What sets Cecita apart is the osmanthus-pepper leaf pairing in the heart. Osmanthus brings a plum-like Fruity sweetness that deepens the apricot, while pepper leaf adds a green, slightly piquant edge that keeps the florals from going too soft. It's a composition that walks a line, powdery enough to feel classic, green enough to feel alive. The lactonic quality in the base (that creamy, almost milky note) ties everything together, giving the drydown a warmth that stays close to skin for hours.
The evolution
The opening arrives fast, apricot's sweetness hits immediately, and galbanum's green snap cuts through before you can get too comfortable.

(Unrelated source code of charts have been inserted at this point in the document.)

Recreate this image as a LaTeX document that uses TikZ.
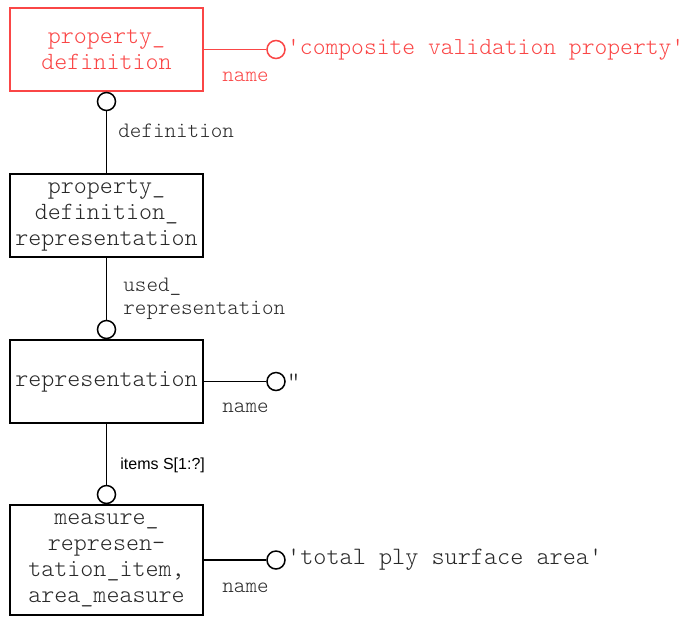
\documentclass[tikz,border=0pt]{standalone}
\usepackage{fontspec}
\newfontfamily\mono{lmmonolt10-regular.otf}[Ligatures=TeXOff]
\newfontfamily\sans{Liberation Sans}
\usepackage{xcolor}
\definecolor{attrred}{RGB}{250,70,70}
\definecolor{inkgray}{RGB}{40,40,40}

\begin{document}
\begin{tikzpicture}[x=0.5pt, y=-0.5pt,
  entity/.style={draw, line width=0.75pt, minimum width=96.5pt, minimum height=41.5pt,
    align=center, inner sep=0pt, text=inkgray, font=\mono\fontsize{12.4}{13}\selectfont},
  port/.style={draw, circle, line width=0.75pt, minimum size=9pt, inner sep=0pt, fill=white},
  value/.style={anchor=west, inner sep=0.5pt, text=inkgray, font=\mono\fontsize{12.5}{13}\selectfont},
  role/.style={anchor=west, inner sep=0pt, align=left, text=inkgray, font=\mono\fontsize{11}{11.5}\selectfont}]
  \useasboundingbox (0,0) rectangle (695,617);

  % Entities
  \node[entity, draw=attrred, text=attrred] (propdef) at (106.5,49.5) {property\_\\definition};
  \node[entity] (propdefrep) at (106.5,215.5) {property\_\\definition\_\\representation};
  \node[entity] (rep) at (106.5,381.5) {representation};
  \node[entity, minimum height=55pt] (measitem) at (106.5,560) {measure\_\\represen-\\tation\_item,\\area\_measure};

  % Relations
  \node[port, anchor=north] (defC) at (propdef.south) {};
  \draw[line width=0.75pt] (defC.south) -- (propdefrep.north);
  \node[role] (defL) at (118,131) {definition};

  \node[port, anchor=south] (usedC) at (rep.north) {};
  \draw[line width=0.75pt] (propdefrep.south) -- (usedC.north);
  \node[role] (usedL) at (123,298.5) {used\_\\representation};

  \node[port, anchor=south] (itemsC) at (measitem.north) {};
  \draw[line width=0.75pt] (rep.south) -- (itemsC.north);
  \node[anchor=west, inner sep=0pt, font=\sans\fontsize{8}{10}\selectfont] (itemsL) at (120,465) {items S[1:?]};

  % Attributes
  \node[port, draw=attrred] (nameC1) at (276,49.5) {};
  \draw[attrred, line width=0.75pt] (propdef.east) -- (nameC1.west);
  \node[value, text=attrred, font=\mono\fontsize{12.2}{13}\selectfont] (nameV1) at (nameC1.east) {'composite validation property'};
  \node[role, text=attrred] (nameL1) at (222,77) {name};

  \node[port] (nameC2) at (276,381.5) {};
  \draw[line width=0.75pt] (rep.east) -- (nameC2.west);
  \node[value] (nameV2) at (nameC2.east) {"};
  \node[role] (nameL2) at (222,408) {name};

  \node[port] (nameC3) at (276,560) {};
  \draw[line width=0.75pt] (measitem.east) -- (nameC3.west);
  \node[value] (nameV3) at (nameC3.east) {'total ply surface area'};
  \node[role] (nameL3) at (222,588) {name};
\end{tikzpicture}
\end{document}
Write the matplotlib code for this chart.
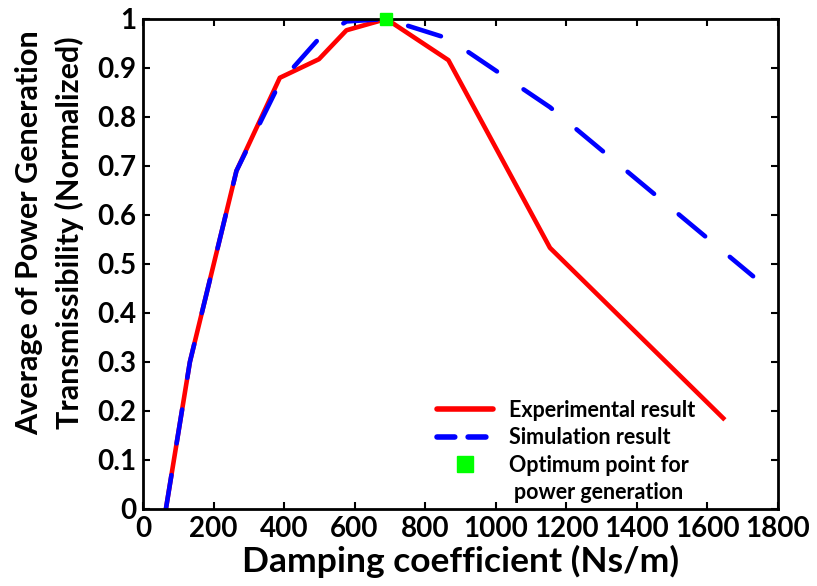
import matplotlib
matplotlib.use("Agg")
import matplotlib.pyplot as plt
from matplotlib.lines import Line2D

plt.rcParams['font.family'] = ['Lato', 'DejaVu Sans']
plt.rcParams['font.weight'] = 'bold'

exp_x = [65, 133, 265, 388, 499, 577, 690, 866, 1154, 1650]
exp_y = [0.0, 0.30, 0.69, 0.88, 0.918, 0.977, 1.0, 0.916, 0.533, 0.182]
sim_x = [65, 133, 265, 388, 499, 577, 690, 866, 1154, 1730]
sim_y = [0.0, 0.30, 0.69, 0.87, 0.96, 0.995, 1.0, 0.96, 0.82, 0.475]
opt_x = [690]
opt_y = [1.0]

xticks = [0, 200, 400, 600, 800, 1000, 1200, 1400, 1600, 1800]
yticks = [0, 0.1, 0.2, 0.3, 0.4, 0.5, 0.6, 0.7, 0.8, 0.9, 1.0]
ytick_labels = ['0', '0.1', '0.2', '0.3', '0.4', '0.5', '0.6', '0.7', '0.8', '0.9', '1']
labels = ['Experimental result', 'Simulation result', 'Optimum point for']
label_extra = 'power generation'

fig = plt.figure(figsize=(8.17, 5.86), dpi=100)
ax = fig.add_axes([0.175, 0.1314, 0.777, 0.8362])

ax.plot(exp_x, exp_y, color='red', lw=3.3, solid_capstyle='butt')
ax.plot(sim_x, sim_y, color='blue', lw=3.3, dashes=(7.5, 7), dash_capstyle='round')
ax.plot(opt_x, opt_y, 's', color='#00ff00', markersize=9, clip_on=False, zorder=5)

ax.set_xlim(0, 1800)
ax.set_ylim(0, 1)
ax.set_xticks(xticks)
ax.set_yticks(yticks)
ax.set_yticklabels(ytick_labels)
ax.tick_params(direction='in', length=5, width=1.5, top=True, right=True,
               labelsize=20, pad=5)
for lab in ax.get_xticklabels() + ax.get_yticklabels():
    lab.set_fontweight('bold')
for s in ax.spines.values():
    s.set_linewidth(2)

ax.set_xlabel('Damping coefficient (Ns/m)', fontsize=25.5, fontweight='bold', labelpad=2)
fig.text(0.0606, 0.6024, 'Average of Power Generation\nTransmissibility (Normalized)',
         rotation=90, ha='center', va='center', fontsize=22, fontweight='bold',
         linespacing=1.5, multialignment='center')

handles = [
    Line2D([], [], color='red', lw=4, solid_capstyle='round'),
    Line2D([], [], color='blue', lw=4, dashes=(3.2, 2.4), dash_capstyle='round'),
    Line2D([], [], marker='s', color='#00ff00', markersize=11, ls='none'),
]
leg = fig.legend(handles, labels, loc='upper left', bbox_to_anchor=(0.535, 0.318),
                 frameon=False, prop={'weight': 'bold', 'size': 15.5},
                 handlelength=2.6, handletextpad=0.75, labelspacing=0.3,
                 borderpad=0, borderaxespad=0)

fig.canvas.draw()
bb = leg.get_texts()[2].get_window_extent(fig.canvas.get_renderer())
cx = (bb.x0 + bb.x1) / 2 / fig.bbox.width
ytop = (bb.y0 - 6) / fig.bbox.height
fig.text(cx, ytop, label_extra, ha='center', va='top', fontsize=15.5, fontweight='bold')

fig.savefig('out.png', dpi=100)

The first hour belongs to that bright, almost tart top. Then the hand-off begins. Jasmine and rose emerge slowly, joined by osmanthus, and suddenly you're in the powdery heart, warm, floral, present. This phase holds for three to four hours on most skin. The vanilla and sandalwood base arrives quietly, settling into a close-skin warmth that doesn't project aggressively. By the end of the day, it's skin-mate. The next morning, a faint trace remains, sweet, soft, almost nostalgic. Moderate sillage throughout. Intimate by design.
Cultural impact
Cecita holds a quiet place in Brazilian fragrance history. Launched in 1983, it predates many of O Boticário's current classics and remains in production, a rare feat for a scent that old. It's not a global cult favorite, but within Brazil it's a reference point: the floral-fruity chypre that showed what a Brazilian house could do with apricot, rose, and vanilla. For visitors to the brand, Cecita is often the first discovery, proof that O Boticário has been making interesting choices since the beginning.